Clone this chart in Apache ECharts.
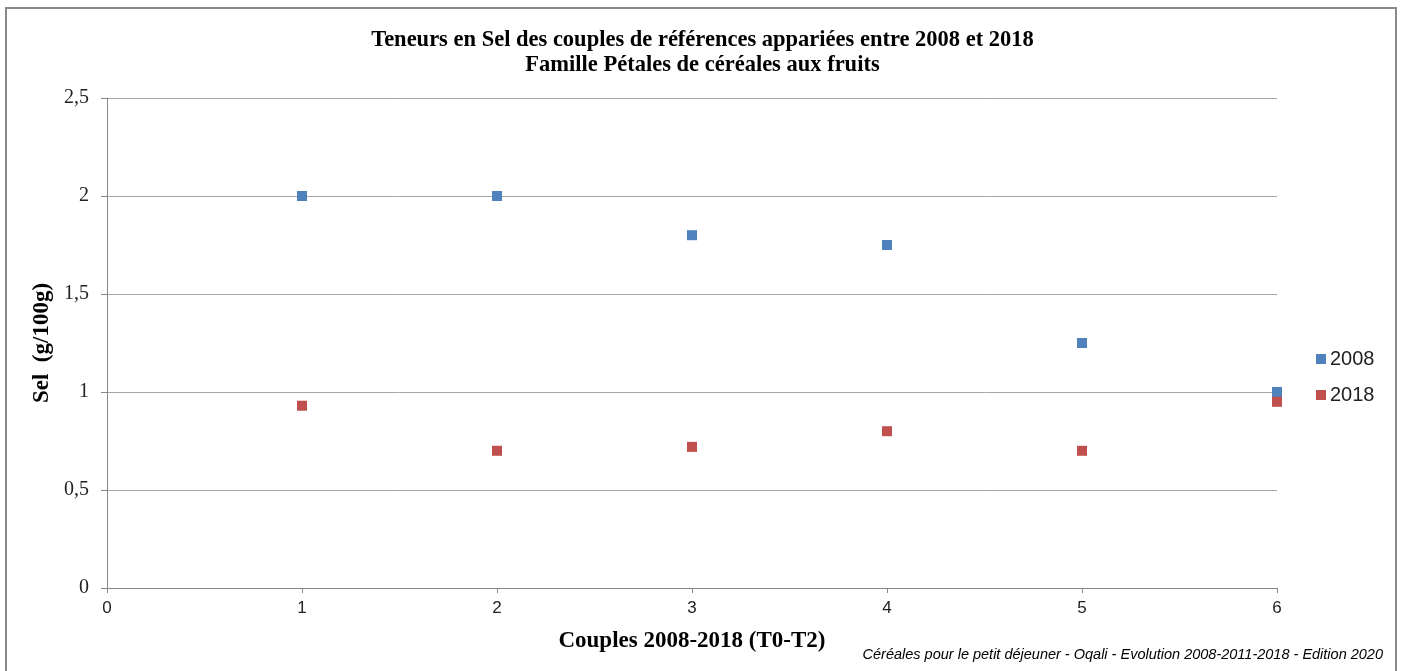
<!DOCTYPE html>
<html>
<head>
<meta charset="utf-8">
<script src="https://cdn.jsdelivr.net/npm/echarts@6/dist/echarts.min.js"></script>
<style>
  html, body { margin: 0; padding: 0; background: #ffffff; }
  #chart { width: 1405px; height: 671px; }
</style>
</head>
<body>
<div id="chart"></div>
<script>
// Salt content (g/100g) for each matched product pair
const couples = [1, 2, 3, 4, 5, 6];
const sel2008 = [2.0, 2.0, 1.8, 1.75, 1.25, 1.0];
const sel2018 = [0.93, 0.70, 0.72, 0.80, 0.70, 0.95];
const seriesNames = ['2008', '2018'];
const titleLines = [
  'Teneurs en Sel des couples de références appariées entre 2008 et 2018',
  'Famille Pétales de céréales aux fruits'
];
const xAxisTitle = 'Couples 2008-2018 (T0-T2)';
const yAxisTitle = 'Sel  (g/100g)';
const footer = 'Céréales pour le petit déjeuner - Oqali - Evolution 2008-2011-2018 - Edition 2020';

const serif = '"Liberation Serif", "DejaVu Serif", serif';
const sans = '"Liberation Sans", "Open Sans", sans-serif';

const toPairs = (vals) => couples.map((c, i) => [c, vals[i]]);

const chart = echarts.init(document.getElementById('chart'), null, { renderer: 'canvas' });
chart.setOption({
  backgroundColor: '#ffffff',
  animation: false,
  title: {
    text: titleLines.join('\n'),
    left: 'center',
    top: 23,
    textStyle: {
      fontFamily: serif,
      fontWeight: 'bold',
      fontSize: 22.5,
      lineHeight: 25,
      color: '#000000'
    }
  },
  graphic: [
    {
      type: 'rect',
      shape: { x: 6, y: 8, width: 1390, height: 700 },
      style: { fill: 'none', stroke: '#8a8a8a', lineWidth: 2 },
      silent: true
    },
    {
      type: 'text',
      right: 22,
      top: 647,
      style: {
        text: footer,
        font: 'italic 14.5px ' + sans,
        fill: '#000000'
      }
    }
  ],
  legend: {
    orient: 'vertical',
    left: 1311,
    top: 344,
    itemWidth: 10,
    itemHeight: 10,
    itemGap: 16,
    icon: 'rect',
    data: seriesNames,
    textStyle: { fontFamily: sans, fontSize: 20, color: '#222222', padding: [0, 0, 0, -1] }
  },
  grid: { left: 107, right: 128, top: 98, bottom: 83, containLabel: false },
  xAxis: {
    type: 'value',
    min: 0,
    max: 6,
    interval: 1,
    name: xAxisTitle,
    nameLocation: 'middle',
    nameGap: 42,
    nameTextStyle: { fontFamily: serif, fontWeight: 'bold', fontSize: 23, color: '#000000' },
    axisLine: { show: true, lineStyle: { color: '#868686', width: 1 } },
    axisTick: { show: true, length: 5, inside: false, lineStyle: { color: '#868686' } },
    axisLabel: { fontFamily: sans, fontSize: 17, color: '#222222', margin: 12 },
    splitLine: { show: false }
  },
  yAxis: {
    type: 'value',
    min: 0,
    max: 2.5,
    interval: 0.5,
    name: yAxisTitle,
    nameLocation: 'middle',
    nameGap: 50,
    nameRotate: 90,
    nameTextStyle: { fontFamily: serif, fontWeight: 'bold', fontSize: 23, color: '#000000' },
    axisLine: { show: true, lineStyle: { color: '#868686', width: 1 } },
    axisTick: { show: true, length: 6, lineStyle: { color: '#868686' } },
    axisLabel: {
      fontFamily: serif,
      fontSize: 20,
      color: '#222222',
      margin: 18,
      formatter: (v) => String(v).replace('.', ',')
    },
    splitLine: { show: true, lineStyle: { color: '#a6a6a6', width: 1 } }
  },
  series: [
    {
      name: seriesNames[0],
      type: 'scatter',
      symbol: 'rect',
      symbolSize: 10,
      itemStyle: { color: '#4f81bd', opacity: 1 },
      data: toPairs(sel2008)
    },
    {
      name: seriesNames[1],
      type: 'scatter',
      symbol: 'rect',
      symbolSize: 10,
      itemStyle: { color: '#c0504d', opacity: 1 },
      data: toPairs(sel2018)
    }
  ]
});
</script>
</body>
</html>
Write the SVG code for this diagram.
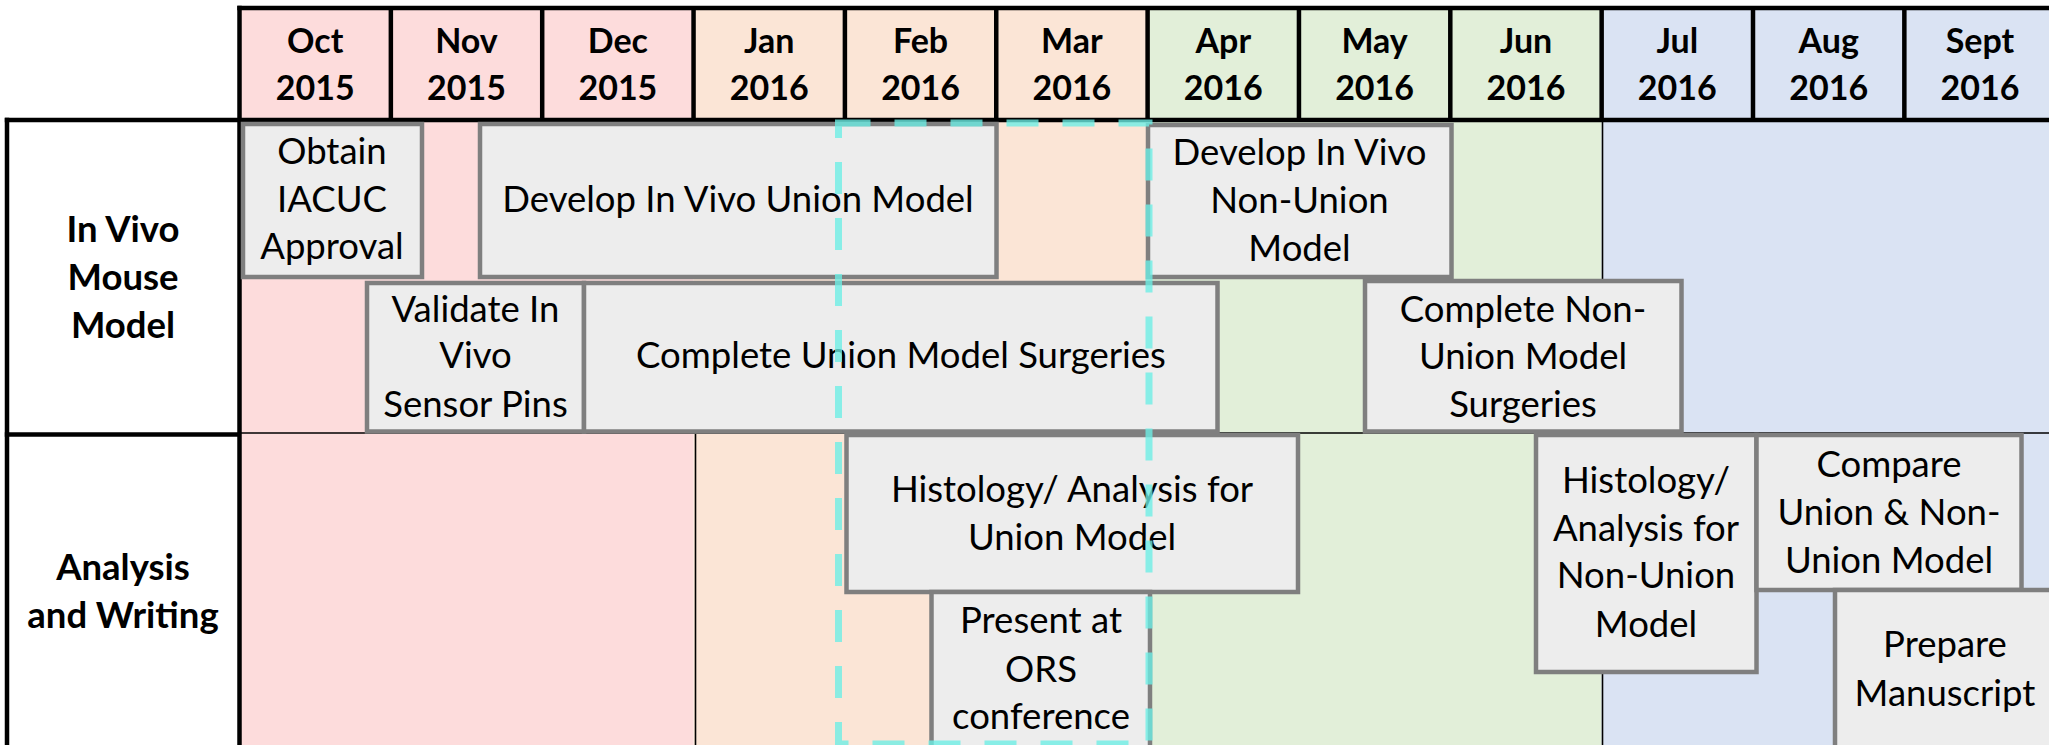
* * * *
__WORK REQUIRED__:
Copy every line in the entries above that has the string "this" in it.

__WORKED ANSWER__:
Clone this chart in Apache ECharts.
Write the SVG code for this diagram.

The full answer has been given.